What is expected: Leave out the pictures and transcribe everything else exactly.

++++++

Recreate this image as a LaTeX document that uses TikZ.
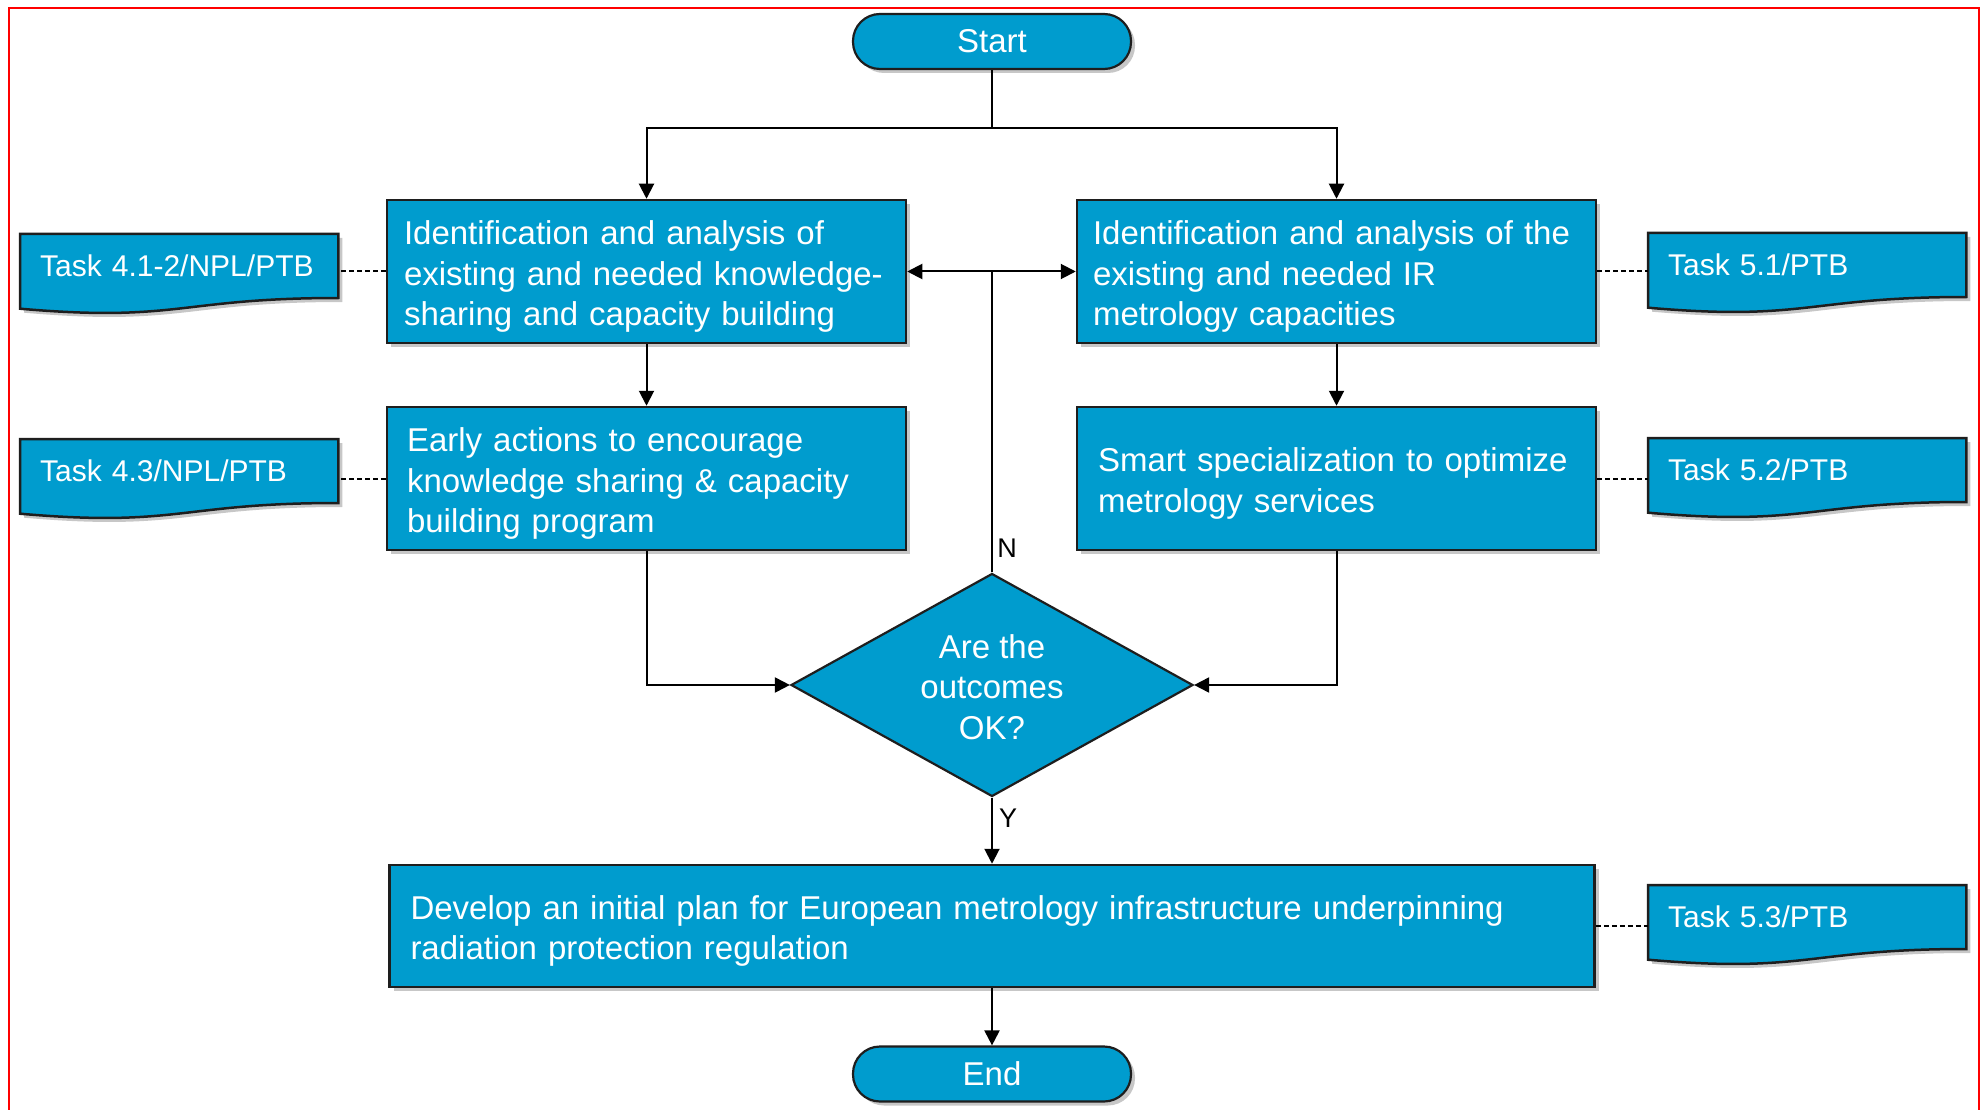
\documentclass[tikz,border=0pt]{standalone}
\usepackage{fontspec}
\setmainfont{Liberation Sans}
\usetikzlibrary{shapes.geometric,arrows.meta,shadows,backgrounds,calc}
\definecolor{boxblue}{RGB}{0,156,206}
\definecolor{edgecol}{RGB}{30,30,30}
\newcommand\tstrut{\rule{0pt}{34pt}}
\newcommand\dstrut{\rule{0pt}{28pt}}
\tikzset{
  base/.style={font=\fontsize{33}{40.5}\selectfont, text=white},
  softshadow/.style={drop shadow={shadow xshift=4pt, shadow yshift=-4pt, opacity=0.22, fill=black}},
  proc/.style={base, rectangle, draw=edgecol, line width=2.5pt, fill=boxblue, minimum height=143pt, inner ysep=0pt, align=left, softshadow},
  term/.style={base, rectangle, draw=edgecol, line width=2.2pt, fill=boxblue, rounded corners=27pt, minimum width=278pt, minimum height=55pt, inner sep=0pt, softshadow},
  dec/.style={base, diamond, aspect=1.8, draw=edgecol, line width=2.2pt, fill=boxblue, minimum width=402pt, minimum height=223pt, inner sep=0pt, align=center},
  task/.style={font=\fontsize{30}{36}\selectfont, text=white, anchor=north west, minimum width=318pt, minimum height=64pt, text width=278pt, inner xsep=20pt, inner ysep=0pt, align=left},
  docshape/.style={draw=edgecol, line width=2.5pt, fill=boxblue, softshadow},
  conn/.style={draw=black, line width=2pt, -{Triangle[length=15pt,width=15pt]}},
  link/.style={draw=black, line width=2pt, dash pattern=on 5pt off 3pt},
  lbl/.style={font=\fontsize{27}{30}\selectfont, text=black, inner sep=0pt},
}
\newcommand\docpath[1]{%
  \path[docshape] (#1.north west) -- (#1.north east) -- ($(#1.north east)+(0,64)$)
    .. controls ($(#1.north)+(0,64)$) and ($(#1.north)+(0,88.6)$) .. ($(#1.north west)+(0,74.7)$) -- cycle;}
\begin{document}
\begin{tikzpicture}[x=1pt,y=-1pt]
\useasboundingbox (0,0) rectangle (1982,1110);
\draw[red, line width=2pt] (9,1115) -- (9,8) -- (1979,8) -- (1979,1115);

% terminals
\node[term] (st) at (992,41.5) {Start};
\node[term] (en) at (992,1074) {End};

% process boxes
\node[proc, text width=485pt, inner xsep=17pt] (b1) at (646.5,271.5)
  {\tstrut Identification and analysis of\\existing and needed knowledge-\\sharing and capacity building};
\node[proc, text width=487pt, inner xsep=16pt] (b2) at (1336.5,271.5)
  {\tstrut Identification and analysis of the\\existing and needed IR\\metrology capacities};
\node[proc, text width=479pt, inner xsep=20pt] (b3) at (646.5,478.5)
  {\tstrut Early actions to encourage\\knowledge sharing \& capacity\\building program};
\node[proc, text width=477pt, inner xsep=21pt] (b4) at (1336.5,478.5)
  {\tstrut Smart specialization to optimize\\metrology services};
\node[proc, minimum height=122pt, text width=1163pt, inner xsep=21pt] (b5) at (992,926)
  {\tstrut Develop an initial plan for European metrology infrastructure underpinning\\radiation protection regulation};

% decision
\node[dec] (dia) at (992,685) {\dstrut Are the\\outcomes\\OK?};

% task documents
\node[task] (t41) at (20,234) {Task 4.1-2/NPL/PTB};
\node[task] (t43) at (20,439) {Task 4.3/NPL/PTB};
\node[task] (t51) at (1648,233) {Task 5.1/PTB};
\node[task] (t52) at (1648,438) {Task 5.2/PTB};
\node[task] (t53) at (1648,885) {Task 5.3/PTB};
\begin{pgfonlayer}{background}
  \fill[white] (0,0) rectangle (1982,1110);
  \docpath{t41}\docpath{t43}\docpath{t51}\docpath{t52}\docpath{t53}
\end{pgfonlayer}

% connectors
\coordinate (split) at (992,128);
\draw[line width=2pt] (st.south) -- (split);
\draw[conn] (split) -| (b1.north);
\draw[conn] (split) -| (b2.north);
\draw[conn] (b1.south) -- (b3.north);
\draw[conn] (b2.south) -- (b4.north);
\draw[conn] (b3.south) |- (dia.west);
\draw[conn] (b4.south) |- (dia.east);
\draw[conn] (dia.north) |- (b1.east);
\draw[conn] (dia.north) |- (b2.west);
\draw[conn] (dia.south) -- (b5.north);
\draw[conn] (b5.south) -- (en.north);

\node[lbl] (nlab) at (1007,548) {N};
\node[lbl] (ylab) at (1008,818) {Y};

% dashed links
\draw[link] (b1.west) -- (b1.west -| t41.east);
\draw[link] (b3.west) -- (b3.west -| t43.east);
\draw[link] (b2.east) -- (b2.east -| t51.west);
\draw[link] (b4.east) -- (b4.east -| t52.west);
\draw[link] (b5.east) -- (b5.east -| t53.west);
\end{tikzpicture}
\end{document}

++++++

Response below:
Recreate this image as a LaTeX document that uses TikZ.
\documentclass[tikz,border=0pt]{standalone}
\usepackage{fontspec}
\setmainfont{Liberation Sans}
\usetikzlibrary{shapes.geometric,arrows.meta,shadows,backgrounds,calc}
\definecolor{boxblue}{RGB}{0,156,206}
\definecolor{edgecol}{RGB}{30,30,30}
\newcommand\tstrut{\rule{0pt}{34pt}}
\newcommand\dstrut{\rule{0pt}{28pt}}
\tikzset{
  base/.style={font=\fontsize{33}{40.5}\selectfont, text=white},
  softshadow/.style={drop shadow={shadow xshift=4pt, shadow yshift=-4pt, opacity=0.22, fill=black}},
  proc/.style={base, rectangle, draw=edgecol, line width=2.5pt, fill=boxblue, minimum height=143pt, inner ysep=0pt, align=left, softshadow},
  term/.style={base, rectangle, draw=edgecol, line width=2.2pt, fill=boxblue, rounded corners=27pt, minimum width=278pt, minimum height=55pt, inner sep=0pt, softshadow},
  dec/.style={base, diamond, aspect=1.8, draw=edgecol, line width=2.2pt, fill=boxblue, minimum width=402pt, minimum height=223pt, inner sep=0pt, align=center},
  task/.style={font=\fontsize{30}{36}\selectfont, text=white, anchor=north west, minimum width=318pt, minimum height=64pt, text width=278pt, inner xsep=20pt, inner ysep=0pt, align=left},
  docshape/.style={draw=edgecol, line width=2.5pt, fill=boxblue, softshadow},
  conn/.style={draw=black, line width=2pt, -{Triangle[length=15pt,width=15pt]}},
  link/.style={draw=black, line width=2pt, dash pattern=on 5pt off 3pt},
  lbl/.style={font=\fontsize{27}{30}\selectfont, text=black, inner sep=0pt},
}
\newcommand\docpath[1]{%
  \path[docshape] (#1.north west) -- (#1.north east) -- ($(#1.north east)+(0,64)$)
    .. controls ($(#1.north)+(0,64)$) and ($(#1.north)+(0,88.6)$) .. ($(#1.north west)+(0,74.7)$) -- cycle;}
\begin{document}
\begin{tikzpicture}[x=1pt,y=-1pt]
\useasboundingbox (0,0) rectangle (1982,1110);
\draw[red, line width=2pt] (9,1115) -- (9,8) -- (1979,8) -- (1979,1115);

% terminals
\node[term] (st) at (992,41.5) {Start};
\node[term] (en) at (992,1074) {End};

% process boxes
\node[proc, text width=485pt, inner xsep=17pt] (b1) at (646.5,271.5)
  {\tstrut Identification and analysis of\\existing and needed knowledge-\\sharing and capacity building};
\node[proc, text width=487pt, inner xsep=16pt] (b2) at (1336.5,271.5)
  {\tstrut Identification and analysis of the\\existing and needed IR\\metrology capacities};
\node[proc, text width=479pt, inner xsep=20pt] (b3) at (646.5,478.5)
  {\tstrut Early actions to encourage\\knowledge sharing \& capacity\\building program};
\node[proc, text width=477pt, inner xsep=21pt] (b4) at (1336.5,478.5)
  {\tstrut Smart specialization to optimize\\metrology services};
\node[proc, minimum height=122pt, text width=1163pt, inner xsep=21pt] (b5) at (992,926)
  {\tstrut Develop an initial plan for European metrology infrastructure underpinning\\radiation protection regulation};

% decision
\node[dec] (dia) at (992,685) {\dstrut Are the\\outcomes\\OK?};

% task documents
\node[task] (t41) at (20,234) {Task 4.1-2/NPL/PTB};
\node[task] (t43) at (20,439) {Task 4.3/NPL/PTB};
\node[task] (t51) at (1648,233) {Task 5.1/PTB};
\node[task] (t52) at (1648,438) {Task 5.2/PTB};
\node[task] (t53) at (1648,885) {Task 5.3/PTB};
\begin{pgfonlayer}{background}
  \fill[white] (0,0) rectangle (1982,1110);
  \docpath{t41}\docpath{t43}\docpath{t51}\docpath{t52}\docpath{t53}
\end{pgfonlayer}

% connectors
\coordinate (split) at (992,128);
\draw[line width=2pt] (st.south) -- (split);
\draw[conn] (split) -| (b1.north);
\draw[conn] (split) -| (b2.north);
\draw[conn] (b1.south) -- (b3.north);
\draw[conn] (b2.south) -- (b4.north);
\draw[conn] (b3.south) |- (dia.west);
\draw[conn] (b4.south) |- (dia.east);
\draw[conn] (dia.north) |- (b1.east);
\draw[conn] (dia.north) |- (b2.west);
\draw[conn] (dia.south) -- (b5.north);
\draw[conn] (b5.south) -- (en.north);

\node[lbl] (nlab) at (1007,548) {N};
\node[lbl] (ylab) at (1008,818) {Y};

% dashed links
\draw[link] (b1.west) -- (b1.west -| t41.east);
\draw[link] (b3.west) -- (b3.west -| t43.east);
\draw[link] (b2.east) -- (b2.east -| t51.west);
\draw[link] (b4.east) -- (b4.east -| t52.west);
\draw[link] (b5.east) -- (b5.east -| t53.west);
\end{tikzpicture}
\end{document}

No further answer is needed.